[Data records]
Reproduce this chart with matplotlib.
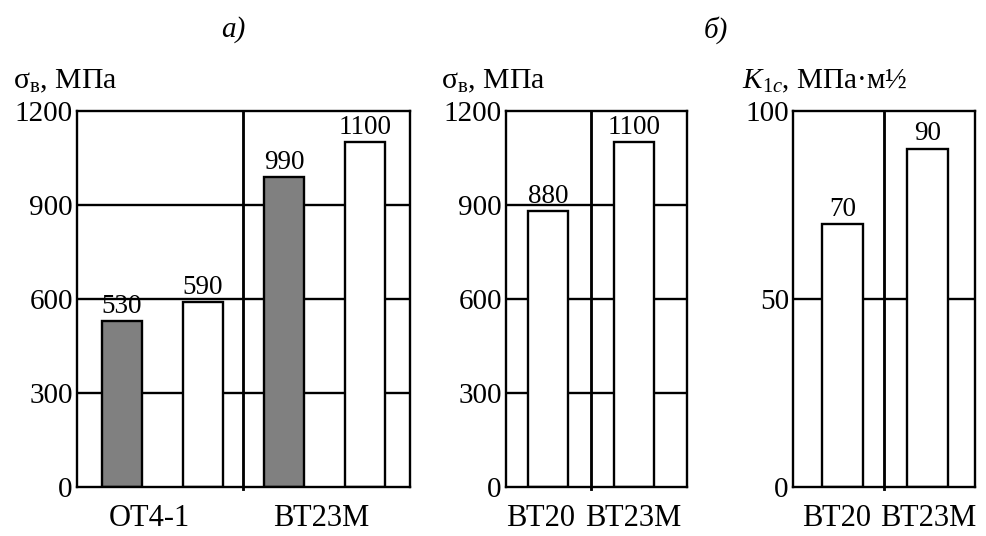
import matplotlib
matplotlib.use("Agg")
import matplotlib.pyplot as plt

# strength of the alloys, MPa (gray = first state, white = second state)
alloys_a = ["ОТ4-1", "ВТ23М"]
strength_a = [530, 590, 990, 1100]
colors_a = ["#808080", "white", "#808080", "white"]

# strength and fracture toughness, ВТ20 vs ВТ23М
alloys_b = ["ВТ20", "ВТ23М"]
strength_b = [880, 1100]
toughness_b = [70, 90]

plt.rcParams["font.family"] = ["Liberation Serif", "DejaVu Serif"]
plt.rcParams["mathtext.fontset"] = "custom"
plt.rcParams["mathtext.rm"] = "Liberation Serif"
plt.rcParams["mathtext.it"] = "Liberation Serif:italic"
plt.rcParams["mathtext.bf"] = "Liberation Serif:bold"

LW = 1.7
fig = plt.figure(figsize=(9.86, 5.36), dpi=100)

def style(ax, ymax, yticks, grid):
    ax.set_ylim(0, ymax)
    ax.set_yticks(yticks)
    for s in ax.spines.values():
        s.set_linewidth(LW)
    ax.tick_params(axis="y", length=0, pad=3, labelsize=21)
    ax.tick_params(axis="x", length=0, pad=12, labelsize=22)
    for g in grid:
        ax.axhline(g, color="black", lw=LW, zorder=1)

def bars(ax, xs, vals, colors, width):
    ax.bar(xs, vals, width=width, color=colors, edgecolor="black",
           linewidth=LW, zorder=2)
    for x, v in zip(xs, vals):
        ax.text(x, v + ax.get_ylim()[1] * 0.006, str(v), ha="center",
                va="bottom", fontsize=19.5)

def divider(ax, x):
    ax.axvline(x, ymin=-0.006, ymax=1, color="black", lw=LW * 1.2,
               clip_on=False, zorder=3)

# panel а)
ax1 = fig.add_axes([0.0781, 0.0914, 0.3377, 0.7015])
ax1.set_xlim(0, 4)
style(ax1, 1200, [0, 300, 600, 900, 1200], [300, 600, 900])
bars(ax1, [0.54, 1.51, 2.49, 3.46], strength_a, colors_a, 0.48)
divider(ax1, 2.0)
ax1.set_xticks([0.87, 2.93])
ax1.set_xticklabels(alloys_a)

# panel б), strength
ax2 = fig.add_axes([0.5132, 0.0914, 0.1836, 0.7015])
ax2.set_xlim(0, 2)
style(ax2, 1200, [0, 300, 600, 900, 1200], [300, 600, 900])
bars(ax2, [0.464, 1.41], strength_b, ["white", "white"], 0.44)
divider(ax2, 0.94)
ax2.set_xticks([0.38, 1.41])
ax2.set_xticklabels(alloys_b)

# panel б), fracture toughness
ax3 = fig.add_axes([0.8043, 0.0914, 0.1846, 0.7015])
ax3.set_xlim(0, 2)
style(ax3, 100, [0, 50, 100], [50])
bars(ax3, [0.544, 1.48], toughness_b, ["white", "white"], 0.45)
divider(ax3, 1.0)
ax3.set_xticks([0.48, 1.48])
ax3.set_xticklabels(alloys_b)

# axis captions
fig.text(0.013, 0.836, r"$\mathregular{σ_{в}}$, МПа", fontsize=21.5, va="baseline")
fig.text(0.447, 0.836, r"$\mathregular{σ_{в}}$, МПа", fontsize=21.5, va="baseline")
fig.text(0.753, 0.836, r"$\mathbf{\mathit{K}}_{1c}$, МПа·м½", fontsize=21,
         va="baseline")

fig.text(0.237, 0.944, "а)", fontsize=21, style="italic", ha="center", va="center")
fig.text(0.726, 0.944, "б)", fontsize=21, style="italic", ha="center", va="center")

fig.savefig("out.png", dpi=100)
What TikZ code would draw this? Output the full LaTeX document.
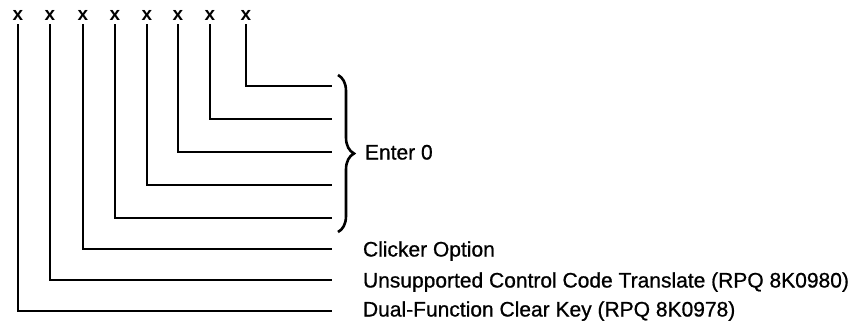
\documentclass[tikz,border=0pt]{standalone}
\usepackage{fontspec}
\setmainfont{Liberation Sans}
\newfontfamily\heavysans[FakeBold=0.8]{Liberation Sans}
\usetikzlibrary{decorations.pathreplacing}

\begin{document}
\begin{tikzpicture}[x=1pt, y=-1pt, line width=2pt,
		xmark/.style={font=\fontsize{19}{24}\selectfont\bfseries},
		lbl/.style={anchor=base west, inner sep=0pt, yshift=-7.5pt, font=\fontsize{21}{24}\selectfont\heavysans}]
		\useasboundingbox (0,0) rectangle (853,325);
		
		\node[xmark] (X1) at (18,15) {x};
		\node[xmark] (X2) at (50,15) {x};
		\node[xmark] (X3) at (83,15) {x};
		\node[xmark] (X4) at (115,15) {x};
		\node[xmark] (X5) at (147,15) {x};
		\node[xmark] (X6) at (178,15) {x};
		\node[xmark] (X7) at (210,15) {x};
		\node[xmark] (X8) at (246,15) {x};
		
		\coordinate (E1) at (332,311);
		\coordinate (E2) at (332,280);
		\coordinate (E3) at (332,249);
		\coordinate (E4) at (332,218);
		\coordinate (E5) at (332,185);
		\coordinate (E6) at (332,152);
		\coordinate (E7) at (332,119);
		\coordinate (E8) at (332,86);
		
		\draw (X1) |- (E1);
		\draw (X2) |- (E2);
		\draw (X3) |- (E3);
		\draw (X4) |- (E4);
		\draw (X5) |- (E5);
		\draw (X6) |- (E6);
		\draw (X7) |- (E7);
		\draw (X8) |- (E8);
		
		\coordinate (B1) at (338,75);
		\coordinate (B2) at (338,232);
		\draw[decorate, decoration={brace, amplitude=16pt}, line width=2.6pt] (B1) -- (B2);
		
		\node[lbl] (L0) at (364,152) {Enter 0};
		\node[lbl] (L1) at (362,249) {Clicker Option};
		\node[lbl] (L2) at (362,280) {Unsupported Control Code Translate (RPQ 8K0980)};
		\node[lbl] (L3) at (362,309) {Dual-Function Clear Key (RPQ 8K0978)};
		
	\end{tikzpicture}
\end{document}
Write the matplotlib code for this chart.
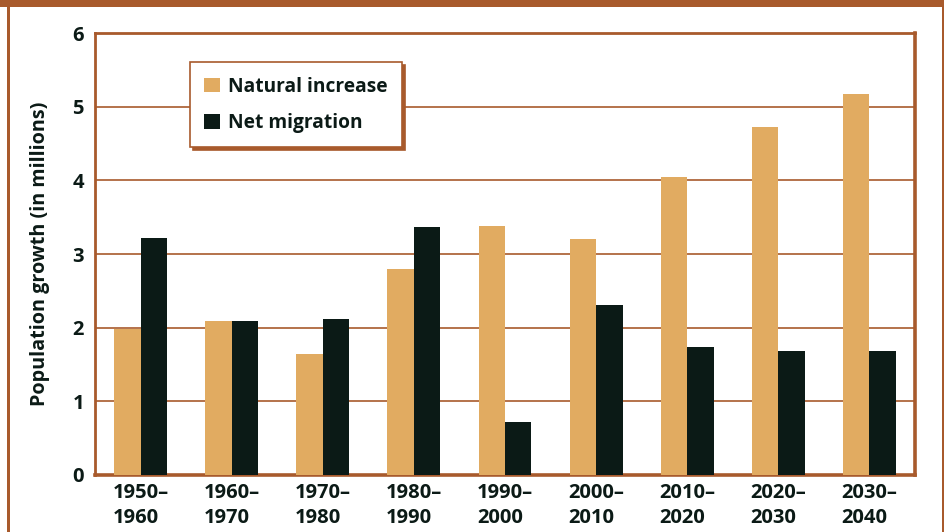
import matplotlib
matplotlib.use("Agg")
import matplotlib.pyplot as plt
from matplotlib.patches import Rectangle
import numpy as np

plt.rcParams['font.family'] = ['Open Sans', 'DejaVu Sans']

categories = ["1950–\n1960", "1960–\n1970", "1970–\n1980", "1980–\n1990", "1990–\n2000",
              "2000–\n2010", "2010–\n2020", "2020–\n2030", "2030–\n2040"]
natural_increase = [1.98, 2.09, 1.64, 2.80, 3.38, 3.20, 4.04, 4.72, 5.17]
net_migration = [3.22, 2.09, 2.12, 3.37, 0.72, 2.31, 1.74, 1.68, 1.68]
yticks = [0, 1, 2, 3, 4, 5, 6]

BROWN = "#A85A2C"
TAN = "#E1AB61"
DARK = "#0B1A16"

fig = plt.figure(figsize=(9.45, 5.32), dpi=100)
fig.patch.set_facecolor("white")

# figure frame (top, left, right)
fig.add_artist(Rectangle((0, 1 - 7/532), 1, 7/532, transform=fig.transFigure,
                         facecolor=BROWN, edgecolor="none"))
fig.add_artist(Rectangle((7/945, 0), 3/945, 1, transform=fig.transFigure,
                         facecolor=BROWN, edgecolor="none"))
fig.add_artist(Rectangle((942/945, 0), 3/945, 1, transform=fig.transFigure,
                         facecolor=BROWN, edgecolor="none"))

ax = fig.add_axes([95/945, 57/532, 820/945, 442/532])
x = np.arange(len(categories))
w = 0.29
ax.bar(x - w/2, natural_increase, width=w, color=TAN, label="Natural increase", zorder=3)
ax.bar(x + w/2, net_migration, width=w, color=DARK, label="Net migration", zorder=3)

ax.set_xlim(-0.5, len(categories) - 0.5)
ax.set_ylim(0, 6)
ax.set_yticks(yticks)
ax.set_yticklabels([str(v) for v in yticks])
ax.set_xticks(x)
ax.set_xticklabels(categories)
for lab in ax.get_xticklabels():
    lab.set_multialignment('left')
    lab.set_linespacing(1.3)

ax.tick_params(axis='both', length=0, labelsize=14.5, labelcolor=DARK)
ax.tick_params(axis='y', pad=8)
ax.tick_params(axis='x', pad=6)
for lab in ax.get_xticklabels() + ax.get_yticklabels():
    lab.set_fontweight('bold')

ax.yaxis.grid(True, color=BROWN, linewidth=1.2, zorder=1)
ax.set_axisbelow(True)

for side, lw in [('left', 2.0), ('top', 2.0), ('right', 2.6), ('bottom', 2.6)]:
    ax.spines[side].set_color(BROWN)
    ax.spines[side].set_linewidth(lw)

ax.set_ylabel("Population growth (in millions)", fontsize=14.2, fontweight='bold',
              color=DARK, labelpad=16)

leg = ax.legend(loc='upper left', bbox_to_anchor=(0.116, 0.934), borderaxespad=0,
                frameon=True, fancybox=False, shadow={'color': BROWN, 'alpha': 1.0},
                prop={'weight': 'bold', 'size': 13.8}, handlelength=0.8, handleheight=0.8,
                handletextpad=0.45, labelspacing=0.85, borderpad=0.75)
leg.get_frame().set_edgecolor(BROWN)
leg.get_frame().set_linewidth(1.2)
for t in leg.get_texts():
    t.set_color(DARK)
leg.set_zorder(5)

fig.savefig("out.png", dpi=100)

— What this task involves —
Restate only the lines running from the start of the material above through the line containing "fig = plt.figure(figsize=(9.86, 5.36), dpi=100)", ends included. No pictures.

— Answer to this exercise —
Reproduce this chart with matplotlib.
import matplotlib
matplotlib.use("Agg")
import matplotlib.pyplot as plt

# strength of the alloys, MPa (gray = first state, white = second state)
alloys_a = ["ОТ4-1", "ВТ23М"]
strength_a = [530, 590, 990, 1100]
colors_a = ["#808080", "white", "#808080", "white"]

# strength and fracture toughness, ВТ20 vs ВТ23М
alloys_b = ["ВТ20", "ВТ23М"]
strength_b = [880, 1100]
toughness_b = [70, 90]

plt.rcParams["font.family"] = ["Liberation Serif", "DejaVu Serif"]
plt.rcParams["mathtext.fontset"] = "custom"
plt.rcParams["mathtext.rm"] = "Liberation Serif"
plt.rcParams["mathtext.it"] = "Liberation Serif:italic"
plt.rcParams["mathtext.bf"] = "Liberation Serif:bold"

LW = 1.7
fig = plt.figure(figsize=(9.86, 5.36), dpi=100)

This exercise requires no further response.